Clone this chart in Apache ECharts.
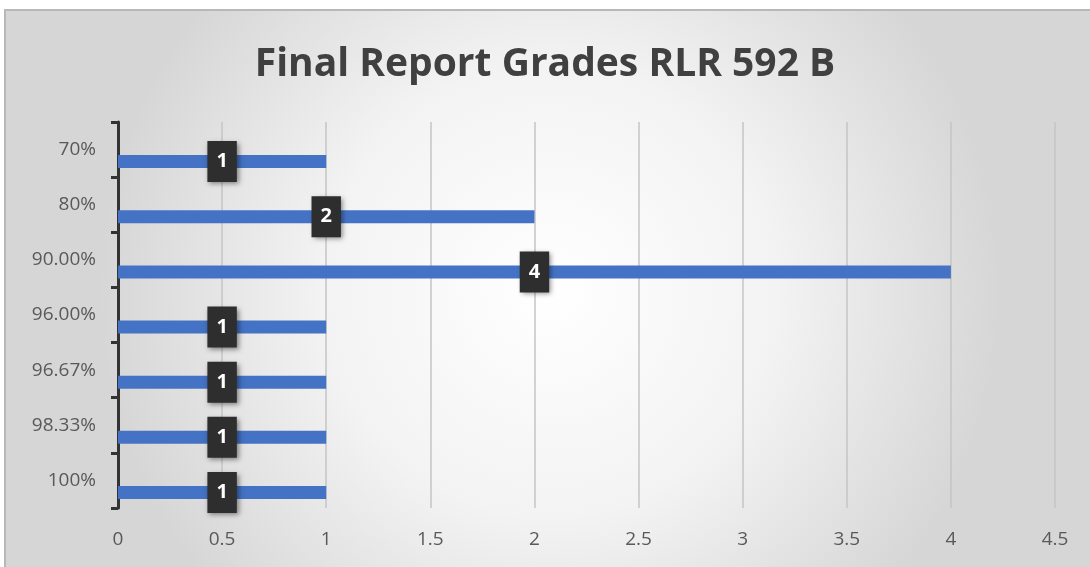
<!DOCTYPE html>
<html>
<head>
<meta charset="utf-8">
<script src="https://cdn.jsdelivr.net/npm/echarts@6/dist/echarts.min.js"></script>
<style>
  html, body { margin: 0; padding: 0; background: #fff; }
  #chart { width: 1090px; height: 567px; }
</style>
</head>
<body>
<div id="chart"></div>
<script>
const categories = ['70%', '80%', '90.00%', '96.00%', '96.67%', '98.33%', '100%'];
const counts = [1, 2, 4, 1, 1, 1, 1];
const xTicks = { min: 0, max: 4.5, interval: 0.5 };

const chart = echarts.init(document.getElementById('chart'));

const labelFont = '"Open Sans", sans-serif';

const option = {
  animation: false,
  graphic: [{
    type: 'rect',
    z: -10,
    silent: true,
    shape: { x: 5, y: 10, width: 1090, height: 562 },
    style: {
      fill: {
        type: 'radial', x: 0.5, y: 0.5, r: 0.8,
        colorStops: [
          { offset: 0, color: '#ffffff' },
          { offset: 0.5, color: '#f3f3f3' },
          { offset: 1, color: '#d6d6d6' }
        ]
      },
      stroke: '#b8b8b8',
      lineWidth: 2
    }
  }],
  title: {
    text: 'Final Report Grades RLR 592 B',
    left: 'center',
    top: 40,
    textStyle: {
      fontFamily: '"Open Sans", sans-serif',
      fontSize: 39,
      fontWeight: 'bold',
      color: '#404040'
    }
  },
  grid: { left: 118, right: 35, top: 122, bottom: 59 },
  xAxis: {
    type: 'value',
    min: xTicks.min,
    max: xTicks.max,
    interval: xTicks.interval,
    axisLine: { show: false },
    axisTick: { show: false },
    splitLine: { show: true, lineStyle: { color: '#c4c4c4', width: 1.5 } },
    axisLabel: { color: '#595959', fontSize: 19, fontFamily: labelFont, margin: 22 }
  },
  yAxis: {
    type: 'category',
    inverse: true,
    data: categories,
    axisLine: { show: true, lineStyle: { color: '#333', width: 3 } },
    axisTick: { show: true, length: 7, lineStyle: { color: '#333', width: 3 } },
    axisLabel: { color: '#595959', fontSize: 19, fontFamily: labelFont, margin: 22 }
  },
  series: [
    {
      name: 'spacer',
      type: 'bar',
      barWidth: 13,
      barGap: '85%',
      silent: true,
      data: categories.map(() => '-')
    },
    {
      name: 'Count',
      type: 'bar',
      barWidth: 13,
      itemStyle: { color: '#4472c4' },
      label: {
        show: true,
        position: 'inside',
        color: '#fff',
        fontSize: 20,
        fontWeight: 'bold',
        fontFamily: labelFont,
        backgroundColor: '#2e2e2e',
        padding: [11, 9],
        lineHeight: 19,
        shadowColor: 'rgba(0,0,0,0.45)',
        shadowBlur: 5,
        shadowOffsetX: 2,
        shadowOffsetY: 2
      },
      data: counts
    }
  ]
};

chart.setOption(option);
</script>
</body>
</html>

--- Task to complete ---
Reproduce the material in its entirety and word for word, without the pictures.

--- Response to the exercise ---
Clone this chart in Apache ECharts.
<!DOCTYPE html>
<html>
<head>
<meta charset="utf-8">
<script src="https://cdn.jsdelivr.net/npm/echarts@6/dist/echarts.min.js"></script>
<style>
  html, body { margin: 0; padding: 0; background: #fff; }
  #chart { width: 1090px; height: 567px; }
</style>
</head>
<body>
<div id="chart"></div>
<script>
const categories = ['70%', '80%', '90.00%', '96.00%', '96.67%', '98.33%', '100%'];
const counts = [1, 2, 4, 1, 1, 1, 1];
const xTicks = { min: 0, max: 4.5, interval: 0.5 };

const chart = echarts.init(document.getElementById('chart'));

const labelFont = '"Open Sans", sans-serif';

const option = {
  animation: false,
  graphic: [{
    type: 'rect',
    z: -10,
    silent: true,
    shape: { x: 5, y: 10, width: 1090, height: 562 },
    style: {
      fill: {
        type: 'radial', x: 0.5, y: 0.5, r: 0.8,
        colorStops: [
          { offset: 0, color: '#ffffff' },
          { offset: 0.5, color: '#f3f3f3' },
          { offset: 1, color: '#d6d6d6' }
        ]
      },
      stroke: '#b8b8b8',
      lineWidth: 2
    }
  }],
  title: {
    text: 'Final Report Grades RLR 592 B',
    left: 'center',
    top: 40,
    textStyle: {
      fontFamily: '"Open Sans", sans-serif',
      fontSize: 39,
      fontWeight: 'bold',
      color: '#404040'
    }
  },
  grid: { left: 118, right: 35, top: 122, bottom: 59 },
  xAxis: {
    type: 'value',
    min: xTicks.min,
    max: xTicks.max,
    interval: xTicks.interval,
    axisLine: { show: false },
    axisTick: { show: false },
    splitLine: { show: true, lineStyle: { color: '#c4c4c4', width: 1.5 } },
    axisLabel: { color: '#595959', fontSize: 19, fontFamily: labelFont, margin: 22 }
  },
  yAxis: {
    type: 'category',
    inverse: true,
    data: categories,
    axisLine: { show: true, lineStyle: { color: '#333', width: 3 } },
    axisTick: { show: true, length: 7, lineStyle: { color: '#333', width: 3 } },
    axisLabel: { color: '#595959', fontSize: 19, fontFamily: labelFont, margin: 22 }
  },
  series: [
    {
      name: 'spacer',
      type: 'bar',
      barWidth: 13,
      barGap: '85%',
      silent: true,
      data: categories.map(() => '-')
    },
    {
      name: 'Count',
      type: 'bar',
      barWidth: 13,
      itemStyle: { color: '#4472c4' },
      label: {
        show: true,
        position: 'inside',
        color: '#fff',
        fontSize: 20,
        fontWeight: 'bold',
        fontFamily: labelFont,
        backgroundColor: '#2e2e2e',
        padding: [11, 9],
        lineHeight: 19,
        shadowColor: 'rgba(0,0,0,0.45)',
        shadowBlur: 5,
        shadowOffsetX: 2,
        shadowOffsetY: 2
      },
      data: counts
    }
  ]
};

chart.setOption(option);
</script>
</body>
</html>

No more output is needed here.